From a list of more than 50,000 cellphone numbers obtained by the Paris-based journalism nonprofit Forbidden Stories and the human rights group Amnesty International and shared with 16 news organizations, journalists were able to identify more than 1,000 individuals in 50 countries who were allegedly selected by NSO clients for potential surveillance.

They include 189 journalists, more than 600 politicians and government officials, at least 65 business executives, 85 human rights activists and several heads of state, according to The Washington Post, a consortium member.
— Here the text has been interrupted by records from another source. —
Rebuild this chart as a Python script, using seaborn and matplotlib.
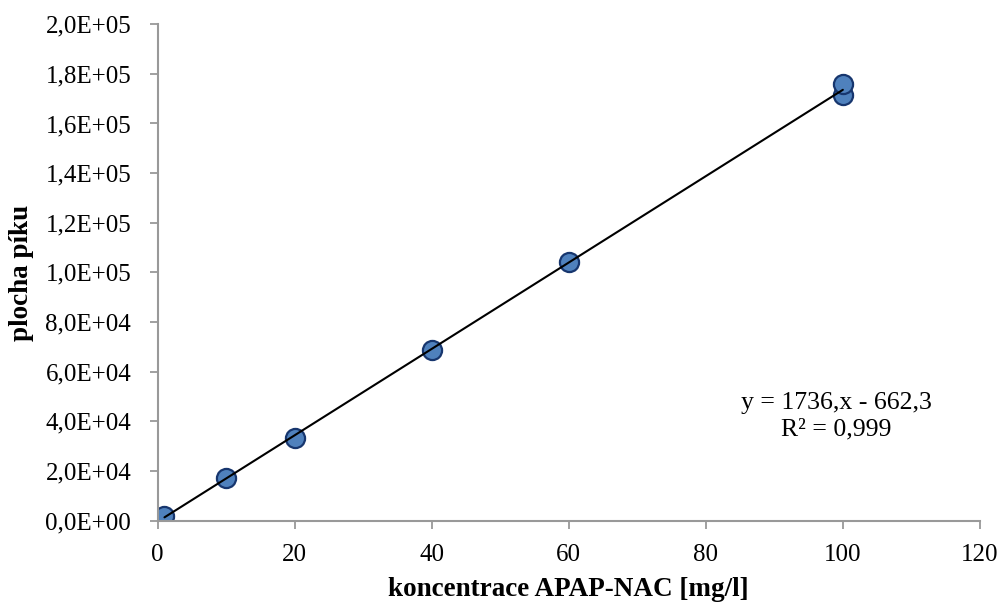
import matplotlib
matplotlib.use('Agg')
import matplotlib.pyplot as plt
import seaborn as sns
import numpy as np
from matplotlib.ticker import FuncFormatter

# calibration data
koncentrace = [1, 10, 20, 40, 60, 100, 100]
plocha = [2000, 17300, 33400, 68800, 104200, 171400, 175900]

y_ticks = [0, 20000, 40000, 60000, 80000, 100000, 120000, 140000, 160000, 180000, 200000]
x_ticks = [0, 20, 40, 60, 80, 100, 120]

sns.set_theme(style='white')
plt.rcParams['font.family'] = ['Liberation Serif', 'DejaVu Serif']
plt.rcParams['text.color'] = 'black'

fig, ax = plt.subplots(figsize=(10.04, 6.04), dpi=100)
fig.subplots_adjust(left=0.157, right=0.976, top=0.96, bottom=0.138)

# linear trend line
k, q = np.polyfit(koncentrace, plocha, 1)
xs = np.array([min(koncentrace), max(koncentrace)])
ax.plot(xs, k * xs + q, color='black', lw=1.5, zorder=3)

sns.scatterplot(x=koncentrace, y=plocha, ax=ax, s=190, color='#4F81BD',
                edgecolor='#17366E', linewidth=1.6, zorder=2)

ax.set_xlim(0, 120)
ax.set_ylim(0, 200000)
ax.set_xticks(x_ticks)
ax.set_yticks(y_ticks)


def sci_fmt(v, pos):
    s = '{:.1E}'.format(v).replace('.', ',')
    return s


ax.yaxis.set_major_formatter(FuncFormatter(sci_fmt))
ax.tick_params(axis='both', labelsize=18, labelcolor='black', length=6, width=1.3,
               direction='out', bottom=True, left=True, color='#999999')
ax.tick_params(axis='y', pad=13)
ax.tick_params(axis='x', pad=11)
for side in ['top', 'right']:
    ax.spines[side].set_visible(False)
for side in ['left', 'bottom']:
    ax.spines[side].set_color('#999999')
    ax.spines[side].set_linewidth(1.5)

ax.set_xlabel('koncentrace APAP-NAC [mg/l]', fontsize=19.5, fontweight='bold',
              labelpad=8, color='black')
ax.set_ylabel('plocha píku', fontsize=19.5, fontweight='bold', labelpad=8, color='black')

ax.text(0.825, 0.21, 'y = 1736,x - 662,3\nR² = 0,999', transform=ax.transAxes,
        ha='center', va='center', fontsize=18.5, linespacing=1.3, color='black')

fig.savefig('out.png', dpi=100)
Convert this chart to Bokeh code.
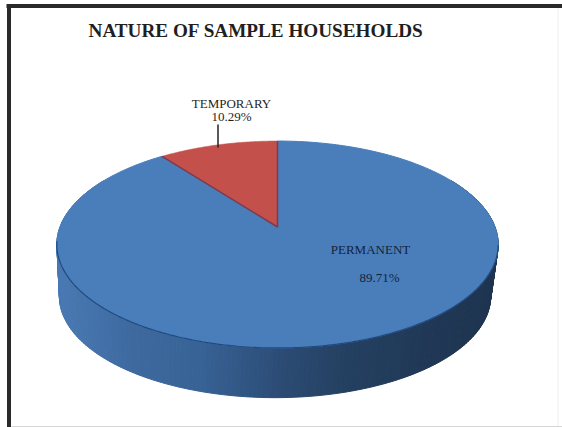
import numpy as np
from bokeh.core.properties import value
from bokeh.embed import file_html
from bokeh.models import Range1d
from bokeh.plotting import figure
from bokeh.resources import INLINE

# Survey result: nature of the sampled households, in percent
title_text = "NATURE OF SAMPLE HOUSEHOLDS"
categories = ["PERMANENT", "TEMPORARY"]
shares = [89.71, 10.29]
slice_colors = ["#4a7ebb", "#c4504c"]

SERIF = value("Liberation Serif")
INK = "#1f1f1f"

p = figure(width=562, height=427, output_backend="svg", toolbar_location=None,
           x_range=Range1d(0, 562), y_range=Range1d(427, 0),
           min_border=0, outline_line_color=None, background_fill_color="white",
           border_fill_color="white")
p.axis.visible = False
p.grid.visible = False

# Perspective disc: a unit circle tilted away from the viewer
CX, CY = 277, 226.5
BX, AY, K = 217.5, 100.5, 0.169
DEPTH_SCALE, DEPTH_X, DEPTH_Y = 0.977, -2.5, 52.5


def rim(theta, scale=1.0, dx=0.0, dy=0.0):
    """Screen position of clockwise angle theta (degrees from 12 o'clock)."""
    t = np.radians(theta)
    u, v = np.sin(t), np.cos(t)
    den = 1 + K * v
    return CX + dx + scale * BX * u / den, CY + dy - scale * AY * v / den


def shade(x):
    """Side wall colour: lit at the left, falling into shadow at the right."""
    stops_x = [57, 130, 200, 280, 350, 430, 497]
    r = np.interp(x, stops_x, [74, 62, 56, 44, 36, 32, 30])
    g = np.interp(x, stops_x, [122, 106, 99, 76, 64, 56, 52])
    b = np.interp(x, stops_x, [180, 160, 150, 117, 96, 86, 80])
    return "#%02x%02x%02x" % (int(r), int(g), int(b))


# Side wall, built from narrow strips around the front of the disc
steps = np.arange(60, 300.5, 1.0)
xs, ys, cols = [], [], []
for a, b in zip(steps[:-1], steps[1:]):
    tx0, ty0 = rim(a)
    tx1, ty1 = rim(b)
    bx1, by1 = rim(b, DEPTH_SCALE, DEPTH_X, DEPTH_Y)
    bx0, by0 = rim(a, DEPTH_SCALE, DEPTH_X, DEPTH_Y)
    xs.append([tx0, tx1, bx1, bx0])
    ys.append([ty0, ty1, by1, by0])
    cols.append(shade((tx0 + tx1 + bx0 + bx1) / 4))
p.patches(xs, ys, fill_color=cols, line_color=cols, line_width=1)

# Top faces: slices run clockwise from 12 o'clock, temporary closing the circle
temporary_span = shares[1] / sum(shares) * 360
permanent_span = shares[0] / sum(shares) * 360
perm_angles = np.linspace(0, permanent_span, 300)
temp_angles = np.linspace(permanent_span, permanent_span + temporary_span, 60)

px, py = rim(perm_angles)
p.patch(np.r_[CX, px], np.r_[CY, py], fill_color=slice_colors[0],
        line_color=slice_colors[0], line_width=1)

# Darker edge where the top face meets the front wall
front = np.linspace(100, 262, 200)
fx, fy = rim(front)
p.line(fx, fy, line_color="#1f4a80", line_width=1.2)

tx, ty = rim(temp_angles)
p.patch(np.r_[CX, tx], np.r_[CY, ty], fill_color=slice_colors[1],
        line_color=slice_colors[1], line_width=0.5)

# Shaded cut faces along the straight edges of the temporary slice
ex, ey = rim(np.array([permanent_span, 360.0]))
p.line([ex[0], CX, ex[1]], [ey[0], CY, ey[1]], line_color="#7d3b52", line_width=1.6)

# Leader from the temporary label down to its slice
p.line([217.5, 217.5], [124, 147], line_color="#222222", line_width=1.5)

# Chart frame: heavy top and left rules, faint right and bottom rules
p.line([8.5, 8.5], [5, 427], line_color="#2a2a2a", line_width=4)
p.line([6, 562], [5.5, 5.5], line_color="#2a2a2a", line_width=4)
p.line([557.5, 557.5], [8, 427], line_color="#efefef", line_width=1)
p.line([11, 562], [426, 426], line_color="#d6d6d6", line_width=1)

p.text([255.5], [30], text=[title_text], text_font=SERIF, text_font_size="19.2px",
       text_font_style="bold", text_color=INK, text_align="center", text_baseline="middle")

p.text([231, 231], [103, 116], text=[categories[1], f"{shares[1]:.2f}%"], text_font=SERIF,
       text_font_size="13px", text_color=INK, text_align="center", text_baseline="middle")
p.text([370, 379], [249, 277], text=[categories[0], f"{shares[0]:.2f}%"], text_font=SERIF,
       text_font_size="13px", text_color="#14233c", text_align="center", text_baseline="middle")

open("out.html", "w").write(file_html(p, INLINE))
The journalists work for organizations including The Associated Press, Reuters, CNN, The Wall Street Journal, Le Monde and The Financial Times.

Amnesty also reported that its forensic researchers had determined that NSO Group’s flagship Pegasus spyware was successfully installed on the phone of Post journalist Jamal Khashoggi’s fiancee, Hatice Cengiz, just four days after he was killed in the Saudi Consulate in Istanbul in 2018. The company had previously been implicated in other spying on Khashoggi.

NSO Group denied that it ever maintained “a list of potential, past or existing targets.” It called the Forbidden Stories report “full of wrong assumptions and uncorroborated theories.”

Bachelet said that “companies involved in the development and distribution of surveillance technologies are responsible for avoiding harm to human rights” and that governments have a duty to protect people from abuses of their right to privacy by companies. She called for better regulation of the sale, transfer and use of surveillance technology.